Texto aprovado pela Câmara propõe mudar regra para desistência, que hoje privilegia comprador em detrimento do incorporador

Foi aprovado recentemente pela Câmara dos Deputados o Projeto de Lei 1.220-A/15, que acrescenta dispositivos às leis de incorporações imobiliárias (4.591/64) e de loteamentos (6.766/79) especificamente para regular efeitos da eventual resolução dos contratos envolvendo a aquisição de unidades imobiliárias em construção.

O aprofundamento da crise econômica a partir de 2014 expôs, de forma mais evidente, o desequilíbrio resultante do tratamento dado pela Justiça à matéria: o compromisso de venda e compra de unidades em construção é vinculante para as incorporadoras e loteadoras, mas, de outro lado, não é vinculante para os adquirentes.

A Justiça construiu o conceito de que o adquirente, mesmo sem comprovar o inadimplemento da incorporadora, poderia pretender a rescisão do compromisso e receber a devolução de até 90% dos valores pagos. Já o inadimplemento das incorporadoras (atraso na obra) resultava em devolução integral dos valores pagos, acrescido de multas. A matéria se tornou recorrente na Justiça e muitas incorporadoras estão em situação financeira complicada — em razão do grande volume de desistências dos adquirentes.
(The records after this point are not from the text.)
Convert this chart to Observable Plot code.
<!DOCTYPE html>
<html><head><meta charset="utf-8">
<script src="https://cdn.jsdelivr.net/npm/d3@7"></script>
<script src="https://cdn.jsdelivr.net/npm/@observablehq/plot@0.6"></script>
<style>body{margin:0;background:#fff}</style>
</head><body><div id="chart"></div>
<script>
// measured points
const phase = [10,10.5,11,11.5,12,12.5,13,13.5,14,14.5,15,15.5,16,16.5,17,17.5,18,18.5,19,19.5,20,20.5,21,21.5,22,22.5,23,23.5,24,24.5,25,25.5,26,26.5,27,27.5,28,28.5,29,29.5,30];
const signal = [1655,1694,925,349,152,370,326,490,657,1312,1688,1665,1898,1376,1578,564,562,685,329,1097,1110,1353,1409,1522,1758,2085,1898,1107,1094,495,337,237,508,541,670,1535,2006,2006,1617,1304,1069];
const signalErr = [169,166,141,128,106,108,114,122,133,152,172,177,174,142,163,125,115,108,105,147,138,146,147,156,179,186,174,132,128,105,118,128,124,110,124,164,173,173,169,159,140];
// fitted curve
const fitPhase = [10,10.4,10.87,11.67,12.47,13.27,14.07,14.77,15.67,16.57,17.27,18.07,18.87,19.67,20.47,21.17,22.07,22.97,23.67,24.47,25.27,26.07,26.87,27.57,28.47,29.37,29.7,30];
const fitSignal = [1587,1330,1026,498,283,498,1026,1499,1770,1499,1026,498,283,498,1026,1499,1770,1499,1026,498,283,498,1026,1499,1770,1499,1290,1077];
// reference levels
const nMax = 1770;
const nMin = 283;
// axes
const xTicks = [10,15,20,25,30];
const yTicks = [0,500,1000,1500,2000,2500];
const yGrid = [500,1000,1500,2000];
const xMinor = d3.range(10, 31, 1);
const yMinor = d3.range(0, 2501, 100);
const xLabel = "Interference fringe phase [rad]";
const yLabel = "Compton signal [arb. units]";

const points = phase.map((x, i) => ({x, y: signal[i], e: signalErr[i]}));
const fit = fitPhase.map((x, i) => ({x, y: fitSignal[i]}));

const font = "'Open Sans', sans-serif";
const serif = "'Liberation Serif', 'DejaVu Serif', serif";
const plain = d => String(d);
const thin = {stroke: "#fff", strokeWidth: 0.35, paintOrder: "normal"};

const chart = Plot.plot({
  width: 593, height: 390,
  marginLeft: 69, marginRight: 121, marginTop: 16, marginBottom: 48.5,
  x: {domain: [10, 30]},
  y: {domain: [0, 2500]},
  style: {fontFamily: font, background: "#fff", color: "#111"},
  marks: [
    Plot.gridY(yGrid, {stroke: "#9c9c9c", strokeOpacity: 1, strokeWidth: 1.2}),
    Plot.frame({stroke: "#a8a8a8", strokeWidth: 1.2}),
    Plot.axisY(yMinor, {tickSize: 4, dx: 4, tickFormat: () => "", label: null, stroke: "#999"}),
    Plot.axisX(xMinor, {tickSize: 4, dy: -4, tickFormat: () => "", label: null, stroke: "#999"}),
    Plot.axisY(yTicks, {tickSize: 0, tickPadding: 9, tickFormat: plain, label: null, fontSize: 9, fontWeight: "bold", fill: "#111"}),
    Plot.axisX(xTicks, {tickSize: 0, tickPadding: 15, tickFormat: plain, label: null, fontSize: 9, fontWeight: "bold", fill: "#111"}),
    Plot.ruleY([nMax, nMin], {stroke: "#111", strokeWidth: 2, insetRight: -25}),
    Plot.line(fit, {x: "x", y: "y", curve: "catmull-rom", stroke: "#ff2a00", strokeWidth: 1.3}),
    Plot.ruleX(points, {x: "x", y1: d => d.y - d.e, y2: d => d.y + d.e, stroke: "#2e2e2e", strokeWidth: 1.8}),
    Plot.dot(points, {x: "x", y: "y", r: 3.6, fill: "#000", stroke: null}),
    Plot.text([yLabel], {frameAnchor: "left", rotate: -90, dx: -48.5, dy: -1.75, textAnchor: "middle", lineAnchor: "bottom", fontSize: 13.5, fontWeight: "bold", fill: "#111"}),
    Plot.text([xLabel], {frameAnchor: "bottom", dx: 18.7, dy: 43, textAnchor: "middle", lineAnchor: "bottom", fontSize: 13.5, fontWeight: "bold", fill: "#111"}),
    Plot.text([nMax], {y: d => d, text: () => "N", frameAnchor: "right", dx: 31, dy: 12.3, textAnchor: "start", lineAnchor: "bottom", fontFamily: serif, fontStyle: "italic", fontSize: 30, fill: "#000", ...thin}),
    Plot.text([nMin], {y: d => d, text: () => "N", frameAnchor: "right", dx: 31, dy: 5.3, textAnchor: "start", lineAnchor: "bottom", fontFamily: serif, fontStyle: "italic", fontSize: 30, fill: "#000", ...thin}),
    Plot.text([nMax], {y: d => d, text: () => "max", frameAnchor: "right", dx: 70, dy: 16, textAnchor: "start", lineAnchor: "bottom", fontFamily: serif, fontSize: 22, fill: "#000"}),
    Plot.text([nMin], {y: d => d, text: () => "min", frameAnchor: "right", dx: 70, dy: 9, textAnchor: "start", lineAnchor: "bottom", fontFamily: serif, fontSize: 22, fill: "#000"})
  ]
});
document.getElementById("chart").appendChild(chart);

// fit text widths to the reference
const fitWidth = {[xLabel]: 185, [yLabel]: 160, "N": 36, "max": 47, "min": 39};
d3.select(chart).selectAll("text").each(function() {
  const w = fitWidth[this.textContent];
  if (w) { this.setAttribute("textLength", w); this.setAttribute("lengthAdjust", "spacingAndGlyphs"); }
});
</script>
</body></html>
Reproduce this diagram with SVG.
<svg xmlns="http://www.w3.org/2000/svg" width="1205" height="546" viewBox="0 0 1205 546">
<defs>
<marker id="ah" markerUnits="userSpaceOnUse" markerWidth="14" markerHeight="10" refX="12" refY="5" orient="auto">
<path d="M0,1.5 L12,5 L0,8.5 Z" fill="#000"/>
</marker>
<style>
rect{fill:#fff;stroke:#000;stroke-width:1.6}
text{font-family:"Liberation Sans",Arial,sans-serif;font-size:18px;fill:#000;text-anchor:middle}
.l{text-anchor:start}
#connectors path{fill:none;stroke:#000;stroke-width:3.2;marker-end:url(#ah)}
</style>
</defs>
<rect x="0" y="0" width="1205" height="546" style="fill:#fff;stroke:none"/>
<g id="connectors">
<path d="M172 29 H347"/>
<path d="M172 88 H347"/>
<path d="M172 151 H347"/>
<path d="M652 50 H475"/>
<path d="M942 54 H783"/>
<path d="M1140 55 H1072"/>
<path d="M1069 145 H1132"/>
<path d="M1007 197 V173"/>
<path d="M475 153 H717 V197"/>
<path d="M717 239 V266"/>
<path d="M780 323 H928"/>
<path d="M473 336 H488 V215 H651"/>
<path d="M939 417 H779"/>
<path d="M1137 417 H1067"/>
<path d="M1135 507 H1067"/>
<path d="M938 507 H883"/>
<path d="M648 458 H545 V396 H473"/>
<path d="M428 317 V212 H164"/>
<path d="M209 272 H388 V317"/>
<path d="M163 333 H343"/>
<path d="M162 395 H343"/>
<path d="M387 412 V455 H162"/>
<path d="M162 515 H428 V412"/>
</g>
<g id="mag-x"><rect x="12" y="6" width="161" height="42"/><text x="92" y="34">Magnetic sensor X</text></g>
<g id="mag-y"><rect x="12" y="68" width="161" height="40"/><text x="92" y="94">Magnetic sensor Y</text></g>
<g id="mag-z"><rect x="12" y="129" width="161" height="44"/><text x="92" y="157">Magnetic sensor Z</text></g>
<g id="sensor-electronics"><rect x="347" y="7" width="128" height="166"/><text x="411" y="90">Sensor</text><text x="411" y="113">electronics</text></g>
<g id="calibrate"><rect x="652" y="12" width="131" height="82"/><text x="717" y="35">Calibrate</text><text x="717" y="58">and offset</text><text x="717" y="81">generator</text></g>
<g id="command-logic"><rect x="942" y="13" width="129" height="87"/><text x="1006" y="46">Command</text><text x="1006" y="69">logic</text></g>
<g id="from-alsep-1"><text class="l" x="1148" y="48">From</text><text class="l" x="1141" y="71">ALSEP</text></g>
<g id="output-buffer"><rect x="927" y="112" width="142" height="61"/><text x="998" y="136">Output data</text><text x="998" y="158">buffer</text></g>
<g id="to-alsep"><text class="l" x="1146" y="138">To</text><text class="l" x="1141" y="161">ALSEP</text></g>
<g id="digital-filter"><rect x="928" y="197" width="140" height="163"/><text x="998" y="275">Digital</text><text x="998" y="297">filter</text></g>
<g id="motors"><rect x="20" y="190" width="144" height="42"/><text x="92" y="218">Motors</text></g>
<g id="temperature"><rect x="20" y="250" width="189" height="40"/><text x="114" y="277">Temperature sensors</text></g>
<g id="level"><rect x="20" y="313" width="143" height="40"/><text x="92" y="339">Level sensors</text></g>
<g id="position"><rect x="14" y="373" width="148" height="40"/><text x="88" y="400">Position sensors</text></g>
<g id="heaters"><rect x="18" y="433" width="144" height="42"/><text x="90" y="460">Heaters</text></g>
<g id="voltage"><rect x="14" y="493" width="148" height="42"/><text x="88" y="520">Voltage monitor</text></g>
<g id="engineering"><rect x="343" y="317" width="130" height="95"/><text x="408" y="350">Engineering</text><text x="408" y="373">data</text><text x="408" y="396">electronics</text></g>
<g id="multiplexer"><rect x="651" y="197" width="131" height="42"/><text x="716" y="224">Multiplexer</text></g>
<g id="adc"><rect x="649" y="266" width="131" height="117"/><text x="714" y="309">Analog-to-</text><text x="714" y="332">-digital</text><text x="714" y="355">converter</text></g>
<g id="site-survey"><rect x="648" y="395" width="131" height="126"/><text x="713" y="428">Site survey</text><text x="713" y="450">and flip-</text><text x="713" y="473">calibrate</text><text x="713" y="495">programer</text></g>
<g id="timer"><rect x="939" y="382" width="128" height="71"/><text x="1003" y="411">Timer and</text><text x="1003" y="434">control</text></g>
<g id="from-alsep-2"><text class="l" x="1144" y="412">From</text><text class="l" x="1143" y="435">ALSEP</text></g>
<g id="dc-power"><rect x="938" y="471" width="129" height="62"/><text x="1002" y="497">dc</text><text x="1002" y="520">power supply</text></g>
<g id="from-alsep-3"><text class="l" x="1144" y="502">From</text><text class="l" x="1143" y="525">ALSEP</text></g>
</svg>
O texto do projeto aprovado pela Câmara, que ainda passará por votação no Senado e sanção presidencial, na nossa opinião, apesar de certas falhas de redação — que poderão ser corrigidas até o termino do processo legislativo —, representa um considerável avanço quando, de forma mais equânime, estabelece consequências para a parte que der ensejo à rescisão. Na hipótese de a incorporadora atrasar a entrega do empreendimento (considerando-se atraso apenas após superado o prazo de 180 dias de "carência", praxe adotada pelo mercado, mas que não era regulada pela lei), ela deverá devolver todo o valor pago, acrescido de multa (caso o compromisso seja mantido, haverá incidência de multa "mensal" de 1% sobre os valores pagos). Já na hipótese de o adquirente dar ensejo à rescisão (desistência imotivada ou inadimplemento no pagamento do preço), ele terá direito de receber a devolução do montante pago, deduzida a comissão de corretagem e somada uma multa de 25%.

A multa aplicada ao adquirente pode subir para 50% dos valores pagos se o empreendimento estiver submetido ao patrimônio de afetação. Aparentemente, a elevação da multa nesse caso decorre do reconhecimento, pelo legislador, de que nos empreendimentos submetidos ao regime da afetação os valores pagos pelo adquirente devem ser claramente divididos em preço de aquisição da fração ideal do terreno e pagamento da construção. Assim, o aumento da multa visa preservar o patrimônio afetado e garantir a conclusão da construção — comparecendo o incorporador como espécie de "garantidor" da manutenção do fluxo de aportes da unidade "retomada" em razão da desistência do adquirente.

Nesse sentido, importante destacar que o incorporador seria recompensado com um prazo adicional para a devolução do valor devido de até 30 dias após o habite-se do empreendimento. Neste momento, inclusive, o patrimônio de afetação já estará extinto pela conclusão da obra e aquela unidade poderá ser vendida pelo incorporador, que ficará integralmente com os resultados da revenda.

Outro acerto da redação aprovada pela Câmara é a distinção de tratamento que deverá ser dada à rescisão quando o negócio estiver atrelado à estrutura de alienação fiduciária. Nesses casos, as obrigações envolvendo devolução de recursos devem seguir o que já consta da legislação específica dessa modalidade de negócio.

Ainda que o projeto seja provavelmente objeto de discussões e debates até a sua efetiva (e eventual) aprovação, entendemos que a vigência das regras como propostas abrirá uma nova fase na relação entre as empresas imobiliárias e os adquirentes de unidades em construção, na qual prevalecerá, de forma mais efetiva, a seriedade das avenças e o cumprimento dos compromissos.